+++ Items +++

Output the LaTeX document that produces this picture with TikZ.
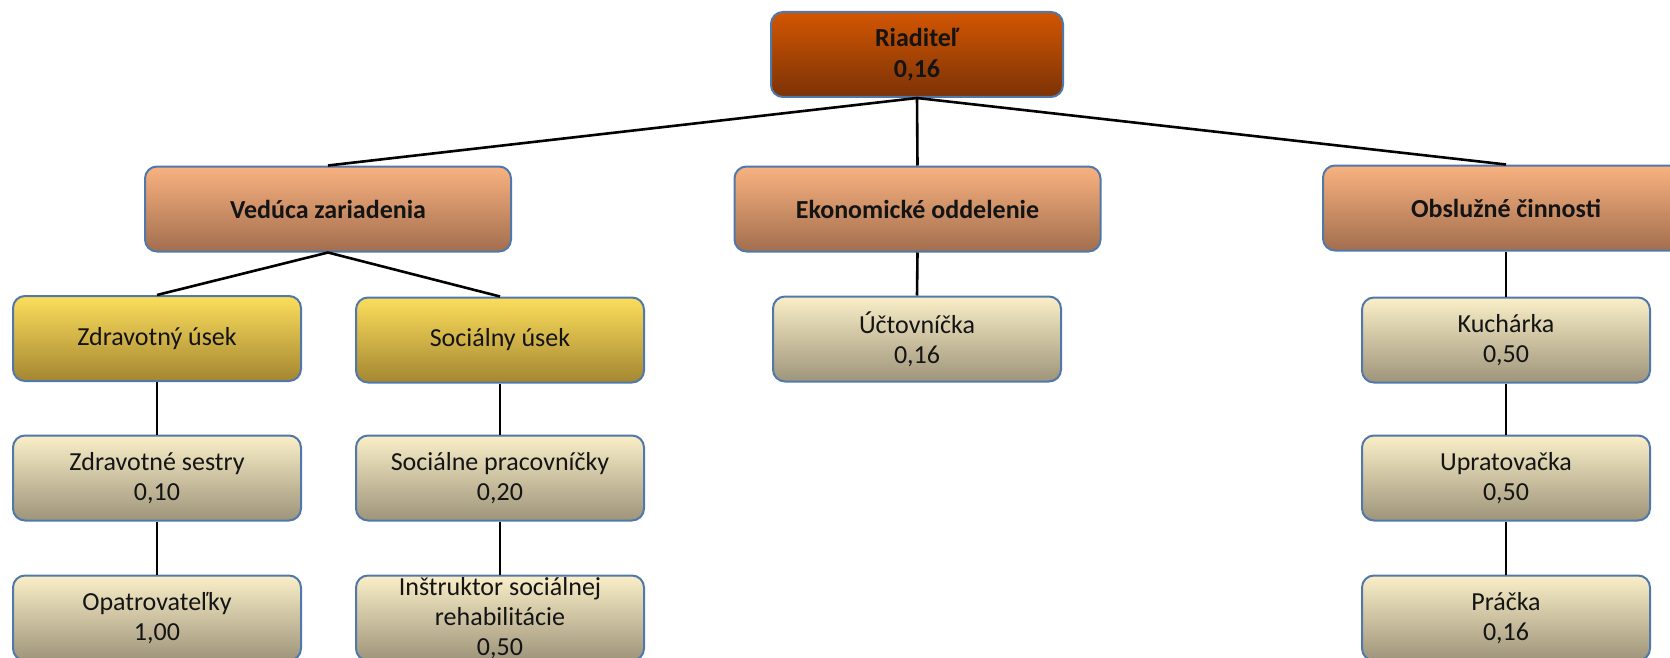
\documentclass[tikz,border=0pt]{standalone}
\usepackage{fontspec}
\setmainfont{Carlito}

\definecolor{edgeblue}{RGB}{80,120,170}
\definecolor{riadtop}{RGB}{210,86,2}
\definecolor{riadbot}{RGB}{124,50,6}
\definecolor{oddtop}{RGB}{249,178,128}
\definecolor{oddbot}{RGB}{162,110,78}
\definecolor{usektop}{RGB}{252,222,92}
\definecolor{usekbot}{RGB}{164,134,50}
\definecolor{listtop}{RGB}{250,239,200}
\definecolor{listbot}{RGB}{158,148,122}

\tikzset{
  box/.style={draw=edgeblue, line width=2pt, rounded corners=12pt, align=center,
    inner sep=0pt, minimum width=288pt, minimum height=85pt, text=black!92,
    font=\fontsize{26}{30}\selectfont},
  riadbox/.style={box, top color=riadtop, bottom color=riadbot, minimum width=292pt,
    font=\fontsize{26}{31}\selectfont\bfseries},
  oddbox/.style={box, top color=oddtop, bottom color=oddbot, minimum width=366pt,
    font=\fontsize{26}{30}\selectfont\bfseries},
  usekbox/.style={box, top color=usektop, bottom color=usekbot},
  listbox/.style={box, top color=listtop, bottom color=listbot},
  link/.style={line width=2.6pt, black}
}

\begin{document}
\begin{tikzpicture}[x=1pt, y=-1pt]
            \useasboundingbox (0,0) rectangle (1670,658);
            \node[riadbox] (riad) at (917,54.5) {Riaditeľ\\0,16};

            \node[oddbox] (ved) at (328,209) {Vedúca zariadenia};
            \node[oddbox] (eko) at (917.5,209) {Ekonomické oddelenie};
            \node[oddbox] (obs) at (1506,208) {Obslužné činnosti};

            \node[usekbox] (zdr) at (157,338.5) {Zdravotný úsek};
            \node[usekbox] (soc) at (500,340) {Sociálny úsek};
            \node[listbox] (uct) at (917,339) {Účtovníčka\\0,16};
            \node[listbox] (kuch) at (1506,340) {Kuchárka\\0,50};

            \node[listbox] (sestry) at (157,478) {Zdravotné sestry\\0,10};
            \node[listbox] (prac) at (500,478) {Sociálne pracovníčky\\0,20};
            \node[listbox] (uprat) at (1506,478) {Upratovačka\\0,50};

            \node[listbox] (opatr) at (157,618) {Opatrovateľky\\1,00};
            \node[listbox] (instr) at (500,618) {Inštruktor sociálnej\\rehabilitácie\\0,50};
            \node[listbox] (pracka) at (1506,618) {Práčka\\0,16};

            \draw[link] (riad.south) -- (ved.north);
            \draw[link] (riad.south) -- (eko.north);
            \draw[link] (riad.south) -- (obs.north);
            \draw[link] (ved.south) -- (zdr.north);
            \draw[link] (ved.south) -- (soc.north);
            \draw[link] (eko.south) -- (uct.north);
            \draw[link] (obs.south) -- (kuch.north);
            \draw[link] (zdr.south) -- (sestry.north);
            \draw[link] (soc.south) -- (prac.north);
            \draw[link] (kuch.south) -- (uprat.north);
            \draw[link] (sestry.south) -- (opatr.north);
            \draw[link] (prac.south) -- (instr.north);
            \draw[link] (uprat.south) -- (pracka.north);
    \end{tikzpicture}
\end{document}
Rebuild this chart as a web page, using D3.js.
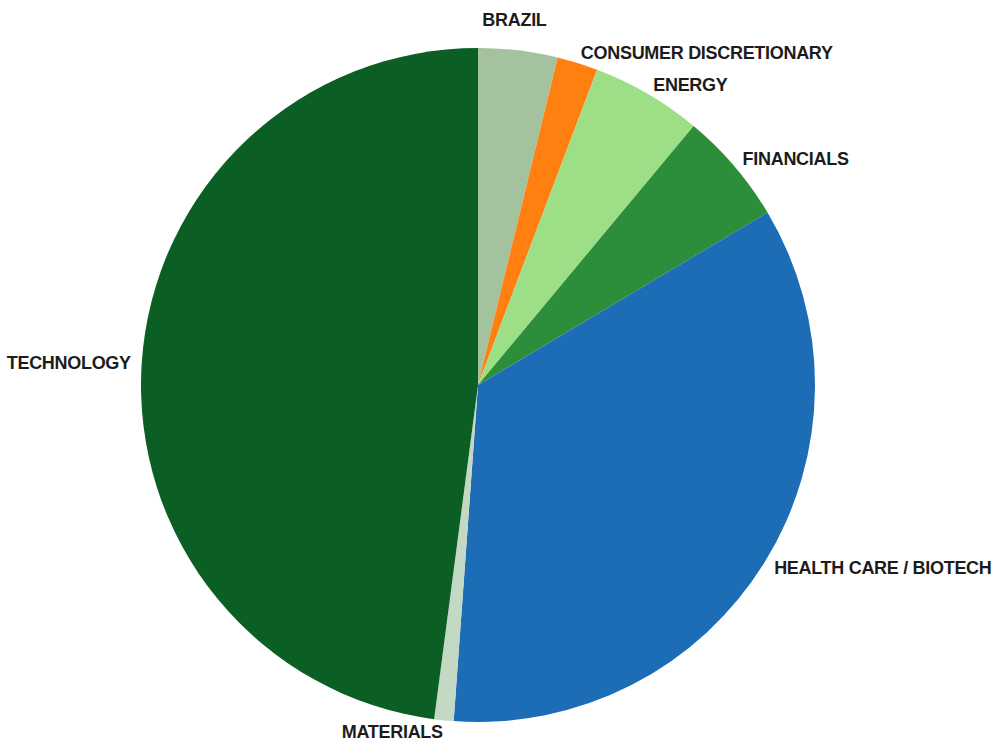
<!DOCTYPE html>
<html>
<head>
<meta charset="utf-8">
<script src="https://cdn.jsdelivr.net/npm/d3@7"></script>
<style>
  body { margin: 0; background: #fff; }
  svg { display: block; }
  .label { font-family: 'Liberation Sans', Arial, sans-serif; font-size: 18px; font-weight: bold; fill: #1c1c1c; letter-spacing: -0.3px; }
</style>
</head>
<body>
<div id="chart"></div>
<script>
// sector weights (%), clockwise from 12 o'clock
const sectors = ['BRAZIL', 'CONSUMER DISCRETIONARY', 'ENERGY', 'FINANCIALS', 'HEALTH CARE / BIOTECH', 'MATERIALS', 'TECHNOLOGY'];
const weights = [3.8, 1.95, 5.3, 5.4, 34.7, 0.93, 47.92];
const colors = ['#a3c29d', '#ff8010', '#9ddf87', '#2c8e3a', '#1c6db5', '#c3d9c3', '#0b5e24'];

const width = 1002, height = 751;
const cx = 478, cy = 385, radius = 337;
const labelRadius = 348;

// a few labels got shifted by the original renderer to avoid overlaps
const labelShift = { 'BRAZIL': { dx: -5, dy: -20, anchor: 'middle' } };

const data = sectors.map((s, i) => ({ name: s, value: weights[i], color: colors[i] }));

const svg = d3.select('#chart').append('svg')
  .attr('width', width)
  .attr('height', height);

const g = svg.append('g').attr('transform', 'translate(' + cx + ',' + cy + ')');

const pie = d3.pie().sort(null).value(d => d.value);
const arc = d3.arc().innerRadius(0).outerRadius(radius);

const arcs = pie(data);

g.selectAll('path')
  .data(arcs)
  .enter().append('path')
  .attr('d', arc)
  .style('fill', d => d.data.color)
  .style('stroke', 'none');

g.selectAll('text')
  .data(arcs)
  .enter().append('text')
  .attr('class', 'label')
  .attr('x', d => {
    const a = (d.startAngle + d.endAngle) / 2;
    const s = labelShift[d.data.name];
    return labelRadius * Math.sin(a) + (s ? s.dx : 0);
  })
  .attr('y', d => {
    const a = (d.startAngle + d.endAngle) / 2;
    const s = labelShift[d.data.name];
    return -labelRadius * Math.cos(a) + (s ? s.dy : 0);
  })
  .attr('dy', '0.35em')
  .attr('text-anchor', d => {
    const s = labelShift[d.data.name];
    if (s && s.anchor) return s.anchor;
    const a = (d.startAngle + d.endAngle) / 2;
    return a < Math.PI ? 'start' : 'end';
  })
  .text(d => d.data.name);
</script>
</body>
</html>
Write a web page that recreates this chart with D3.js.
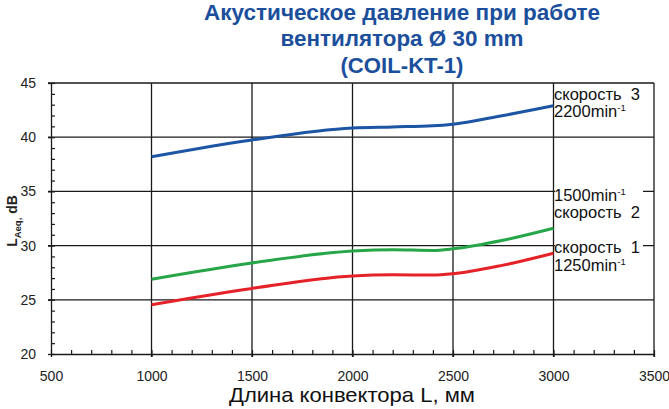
<!DOCTYPE html>
<html><head><meta charset="utf-8">
<script src="https://cdn.jsdelivr.net/npm/d3@7"></script>
<style>
html,body{margin:0;padding:0;background:#fff;}
text{font-family:"Liberation Sans",Arial,sans-serif;}
</style></head>
<body><svg id="c" width="669" height="409"></svg>
<script>
const lengths = [1000, 1500, 2000, 2200, 2400, 2500, 2750, 3000];
const speed3 = [38.2, 39.75, 40.85, 40.95, 41.05, 41.2, 42.0, 42.9];
const speed2 = [26.9, 28.4, 29.5, 29.62, 29.55, 29.7, 30.5, 31.6];
const speed1 = [24.55, 26.05, 27.2, 27.3, 27.28, 27.4, 28.2, 29.3];
const xTicks = [500, 1000, 1500, 2000, 2500, 3000, 3500];
const yTicks = [20, 25, 30, 35, 40, 45];
const titleLines = ["Акустическое давление при работе", "вентилятора Ø 30 mm", "(COIL-KT-1)"];
const titleWidths = [396, 243, 123];
const seriesColors = ["#e52228", "#27a649", "#1d55a5"];
const seriesLabels = [
  ["скорость 1", "1250min"],
  ["1500min", "скорость 2"],
  ["скорость 3", "2200min"]
];

const svg = d3.select("#c");
const x = d3.scaleLinear().domain([500, 3500]).range([51, 654]);
const y = d3.scaleLinear().domain([20, 45]).range([354, 83]);

// title
svg.append("g").selectAll("text").data(titleLines).join("text")
  .attr("x", 402).attr("y", (d, i) => 19.5 + i * 26.8)
  .attr("text-anchor", "middle")
  .attr("font-size", 21.5).attr("font-weight", "bold").attr("fill", "#1b4f9c")
  .attr("textLength", (d, i) => titleWidths[i]).attr("lengthAdjust", "spacingAndGlyphs")
  .text(d => d);

const grid = svg.append("g").attr("stroke", "#1a1a1a").attr("stroke-width", 1.3);
grid.selectAll(".h").data(yTicks.filter(v => v > 20)).join("line")
  .attr("x1", x(500) - 3).attr("x2", x(3500)).attr("y1", d => y(d)).attr("y2", d => y(d));
grid.selectAll(".v").data(xTicks.filter(v => v > 500)).join("line")
  .attr("x1", d => x(d)).attr("x2", d => x(d)).attr("y1", y(45)).attr("y2", y(20) + 3);

// axes
const xAxis = svg.append("g").attr("transform", `translate(0,${y(20)})`)
  .call(d3.axisBottom(x).tickValues(d3.range(500, 3501, 100)).tickSize(0).tickFormat(""));
xAxis.select(".domain").attr("stroke", "#1a1a1a").attr("stroke-width", 1.3);
xAxis.selectAll(".tick line").attr("y2", -4).attr("stroke", "#1a1a1a").attr("stroke-width", 1.2);
const xLab = svg.append("g").attr("transform", `translate(0,${y(20)})`)
  .call(d3.axisBottom(x).tickValues(xTicks).tickSize(3).tickPadding(14).tickFormat(d3.format("d")));
xLab.select(".domain").remove();
xLab.selectAll(".tick line").attr("stroke", "#1a1a1a").attr("stroke-width", 1.3);
xLab.selectAll("text").attr("font-size", 14).attr("fill", "#222").attr("font-family", "Liberation Sans, Arial, sans-serif");

const yAxis = svg.append("g").attr("transform", `translate(${x(500)},0)`)
  .call(d3.axisLeft(y).tickValues(d3.range(20, 45.1, 1)).tickSize(0).tickFormat(""));
yAxis.select(".domain").attr("stroke", "#1a1a1a").attr("stroke-width", 1.3);
yAxis.selectAll(".tick line").attr("x2", 4).attr("stroke", "#1a1a1a").attr("stroke-width", 1.2);
const yLab = svg.append("g").attr("transform", `translate(${x(500)},0)`)
  .call(d3.axisLeft(y).tickValues(yTicks).tickSize(3).tickPadding(12).tickFormat(d3.format("d")));
yLab.select(".domain").remove();
yLab.selectAll(".tick line").attr("stroke", "#1a1a1a").attr("stroke-width", 1.3);
yLab.selectAll("text").attr("font-size", 14).attr("fill", "#222").attr("font-family", "Liberation Sans, Arial, sans-serif");

// axis titles
svg.append("text").attr("x", 352).attr("y", 402).attr("text-anchor", "middle")
  .attr("font-size", 21).attr("fill", "#111")
  .attr("font-family", "Liberation Sans Narrow, Liberation Sans, Arial, sans-serif")
  .attr("textLength", 246).attr("lengthAdjust", "spacingAndGlyphs")
  .text("Длина конвектора L, мм");

const yt = svg.append("text").attr("transform", "translate(17,221) rotate(-90)")
  .attr("text-anchor", "middle").attr("font-size", 14).attr("font-weight", "bold").attr("fill", "#222");
yt.append("tspan").text("L");
yt.append("tspan").attr("font-size", 9.5).attr("dy", 3.5).text("Aeq,");
yt.append("tspan").attr("dy", -3.5).text(" dB");

// lines
const line = d3.line().x((d, i) => x(lengths[i])).y(d => y(d)).curve(d3.curveMonotoneX);
[speed1, speed2, speed3].forEach((s, k) => {
  svg.append("path").datum(s).attr("d", line)
    .attr("fill", "none").attr("stroke", seriesColors[k]).attr("stroke-width", 3);
});

// labels
const labelPos = [[253, 271], [201, 218], [100, 117]];
seriesLabels.forEach((lab, k) => {
  const g = svg.append("g");
  const top = labelPos[k][0] - 13, bottom = labelPos[k][1] + 5;
  g.append("rect").attr("x", x(3000) + 1.5).attr("y", top).attr("width", 88).attr("height", bottom - top).attr("fill", "#fff");
  lab.forEach((t, j) => {
    const tx = g.append("text").attr("x", 554).attr("y", labelPos[k][j]).attr("font-size", 16.5).attr("fill", "#111");
    if (t.startsWith("скорость")) {
      tx.text(t.replace(" ", "\u00a0 "));
    } else {
      tx.append("tspan").text(t);
      tx.append("tspan").attr("font-size", 9.5).attr("dy", -6.5).text("-1");
    }
  });
});
</script></body></html>
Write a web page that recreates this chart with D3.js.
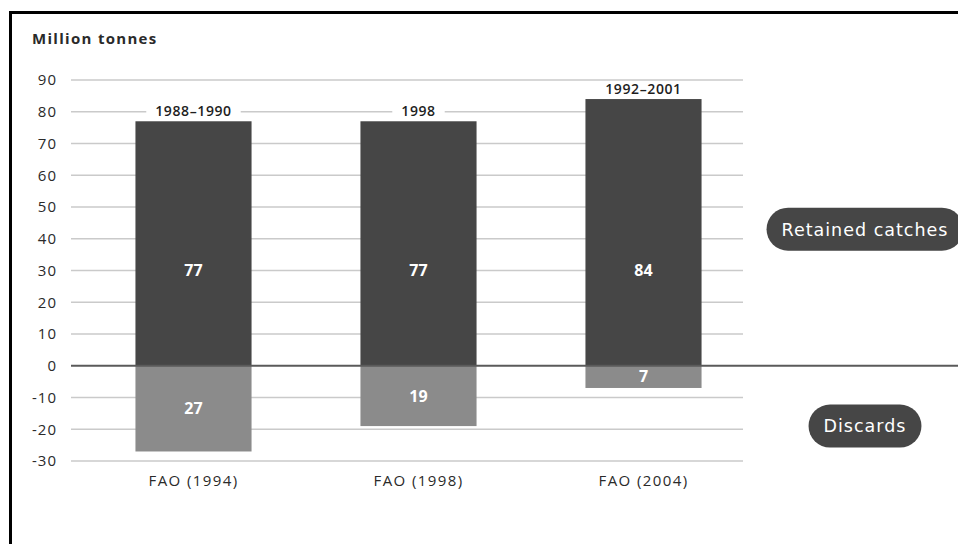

+++

### The task
Repeat exactly the lines from the start of the entries down to the line with "(riad) at (917,54.5)", keeping both ends but none of the pictures.

### Response to the task
Output the LaTeX document that produces this picture with TikZ.
\documentclass[tikz,border=0pt]{standalone}
\usepackage{fontspec}
\setmainfont{Carlito}

\definecolor{edgeblue}{RGB}{80,120,170}
\definecolor{riadtop}{RGB}{210,86,2}
\definecolor{riadbot}{RGB}{124,50,6}
\definecolor{oddtop}{RGB}{249,178,128}
\definecolor{oddbot}{RGB}{162,110,78}
\definecolor{usektop}{RGB}{252,222,92}
\definecolor{usekbot}{RGB}{164,134,50}
\definecolor{listtop}{RGB}{250,239,200}
\definecolor{listbot}{RGB}{158,148,122}

\tikzset{
  box/.style={draw=edgeblue, line width=2pt, rounded corners=12pt, align=center,
    inner sep=0pt, minimum width=288pt, minimum height=85pt, text=black!92,
    font=\fontsize{26}{30}\selectfont},
  riadbox/.style={box, top color=riadtop, bottom color=riadbot, minimum width=292pt,
    font=\fontsize{26}{31}\selectfont\bfseries},
  oddbox/.style={box, top color=oddtop, bottom color=oddbot, minimum width=366pt,
    font=\fontsize{26}{30}\selectfont\bfseries},
  usekbox/.style={box, top color=usektop, bottom color=usekbot},
  listbox/.style={box, top color=listtop, bottom color=listbot},
  link/.style={line width=2.6pt, black}
}

\begin{document}
\begin{tikzpicture}[x=1pt, y=-1pt]
            \useasboundingbox (0,0) rectangle (1670,658);
            \node[riadbox] (riad) at (917,54.5) {Riaditeľ\\0,16};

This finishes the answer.